— START OF Available data —

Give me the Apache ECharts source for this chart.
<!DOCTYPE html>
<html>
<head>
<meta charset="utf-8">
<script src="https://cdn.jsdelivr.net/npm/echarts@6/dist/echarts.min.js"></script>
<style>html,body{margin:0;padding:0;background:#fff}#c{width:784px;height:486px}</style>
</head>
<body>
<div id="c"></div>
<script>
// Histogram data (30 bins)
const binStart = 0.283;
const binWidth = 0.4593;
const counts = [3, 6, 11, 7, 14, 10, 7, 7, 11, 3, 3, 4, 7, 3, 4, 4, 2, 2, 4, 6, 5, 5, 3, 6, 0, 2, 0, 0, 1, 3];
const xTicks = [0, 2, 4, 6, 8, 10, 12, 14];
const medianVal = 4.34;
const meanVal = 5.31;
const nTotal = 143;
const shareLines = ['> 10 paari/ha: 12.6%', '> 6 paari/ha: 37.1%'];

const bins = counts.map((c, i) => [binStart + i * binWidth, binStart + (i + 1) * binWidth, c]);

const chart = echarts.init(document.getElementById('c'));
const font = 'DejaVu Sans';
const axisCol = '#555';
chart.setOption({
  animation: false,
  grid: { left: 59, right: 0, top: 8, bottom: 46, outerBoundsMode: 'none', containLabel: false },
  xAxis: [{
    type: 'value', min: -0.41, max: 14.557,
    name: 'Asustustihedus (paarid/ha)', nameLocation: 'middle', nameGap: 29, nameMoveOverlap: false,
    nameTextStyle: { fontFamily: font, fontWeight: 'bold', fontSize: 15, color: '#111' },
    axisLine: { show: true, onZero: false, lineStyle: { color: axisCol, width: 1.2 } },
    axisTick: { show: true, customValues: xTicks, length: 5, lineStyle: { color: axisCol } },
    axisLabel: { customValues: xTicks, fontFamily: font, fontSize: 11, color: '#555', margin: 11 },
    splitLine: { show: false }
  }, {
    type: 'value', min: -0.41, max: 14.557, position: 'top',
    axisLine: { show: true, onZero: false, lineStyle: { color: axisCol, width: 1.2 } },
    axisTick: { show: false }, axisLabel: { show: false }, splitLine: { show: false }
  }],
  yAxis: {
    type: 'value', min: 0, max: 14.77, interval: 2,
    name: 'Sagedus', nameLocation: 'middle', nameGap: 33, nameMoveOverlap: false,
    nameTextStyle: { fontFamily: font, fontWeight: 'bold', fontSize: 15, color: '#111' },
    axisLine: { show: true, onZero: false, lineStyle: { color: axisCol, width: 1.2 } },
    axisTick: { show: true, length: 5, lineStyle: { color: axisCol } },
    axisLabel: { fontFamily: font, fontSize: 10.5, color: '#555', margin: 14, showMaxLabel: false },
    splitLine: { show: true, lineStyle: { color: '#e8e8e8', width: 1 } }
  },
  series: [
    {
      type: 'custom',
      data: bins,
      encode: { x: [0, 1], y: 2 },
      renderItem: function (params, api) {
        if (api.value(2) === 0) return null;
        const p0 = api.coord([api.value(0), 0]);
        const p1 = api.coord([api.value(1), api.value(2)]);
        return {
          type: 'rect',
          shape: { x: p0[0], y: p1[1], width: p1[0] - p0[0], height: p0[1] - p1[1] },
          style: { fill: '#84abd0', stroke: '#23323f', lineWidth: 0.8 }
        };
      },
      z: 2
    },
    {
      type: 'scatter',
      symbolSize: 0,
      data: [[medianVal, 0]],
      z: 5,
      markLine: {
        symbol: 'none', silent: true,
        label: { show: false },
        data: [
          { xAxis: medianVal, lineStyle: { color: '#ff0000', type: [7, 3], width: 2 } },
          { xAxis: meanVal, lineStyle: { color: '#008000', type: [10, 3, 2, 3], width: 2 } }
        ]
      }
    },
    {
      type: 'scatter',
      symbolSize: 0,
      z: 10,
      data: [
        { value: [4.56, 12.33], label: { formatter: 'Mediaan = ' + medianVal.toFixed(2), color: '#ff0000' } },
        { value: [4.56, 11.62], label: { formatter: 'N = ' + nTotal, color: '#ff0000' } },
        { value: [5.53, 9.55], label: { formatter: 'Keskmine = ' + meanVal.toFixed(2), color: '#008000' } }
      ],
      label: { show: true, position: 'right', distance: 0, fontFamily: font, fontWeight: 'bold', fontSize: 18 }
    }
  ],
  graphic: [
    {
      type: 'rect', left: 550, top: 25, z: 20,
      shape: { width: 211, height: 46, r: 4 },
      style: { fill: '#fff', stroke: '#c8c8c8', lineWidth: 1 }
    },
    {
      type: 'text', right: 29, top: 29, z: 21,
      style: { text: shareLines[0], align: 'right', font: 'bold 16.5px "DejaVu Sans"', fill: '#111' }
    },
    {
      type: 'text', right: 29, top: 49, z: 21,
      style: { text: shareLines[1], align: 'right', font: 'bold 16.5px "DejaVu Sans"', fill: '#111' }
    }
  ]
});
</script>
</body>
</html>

— END OF Available data —

- **The request**: Starting at the top of the data above, repeat every line exactly until the line containing "const bins = counts.map((c, i)" has been given, then stop.

- **Output for this task**:
Give me the Apache ECharts source for this chart.
<!DOCTYPE html>
<html>
<head>
<meta charset="utf-8">
<script src="https://cdn.jsdelivr.net/npm/echarts@6/dist/echarts.min.js"></script>
<style>html,body{margin:0;padding:0;background:#fff}#c{width:784px;height:486px}</style>
</head>
<body>
<div id="c"></div>
<script>
// Histogram data (30 bins)
const binStart = 0.283;
const binWidth = 0.4593;
const counts = [3, 6, 11, 7, 14, 10, 7, 7, 11, 3, 3, 4, 7, 3, 4, 4, 2, 2, 4, 6, 5, 5, 3, 6, 0, 2, 0, 0, 1, 3];
const xTicks = [0, 2, 4, 6, 8, 10, 12, 14];
const medianVal = 4.34;
const meanVal = 5.31;
const nTotal = 143;
const shareLines = ['> 10 paari/ha: 12.6%', '> 6 paari/ha: 37.1%'];

const bins = counts.map((c, i) => [binStart + i * binWidth, binStart + (i + 1) * binWidth, c]);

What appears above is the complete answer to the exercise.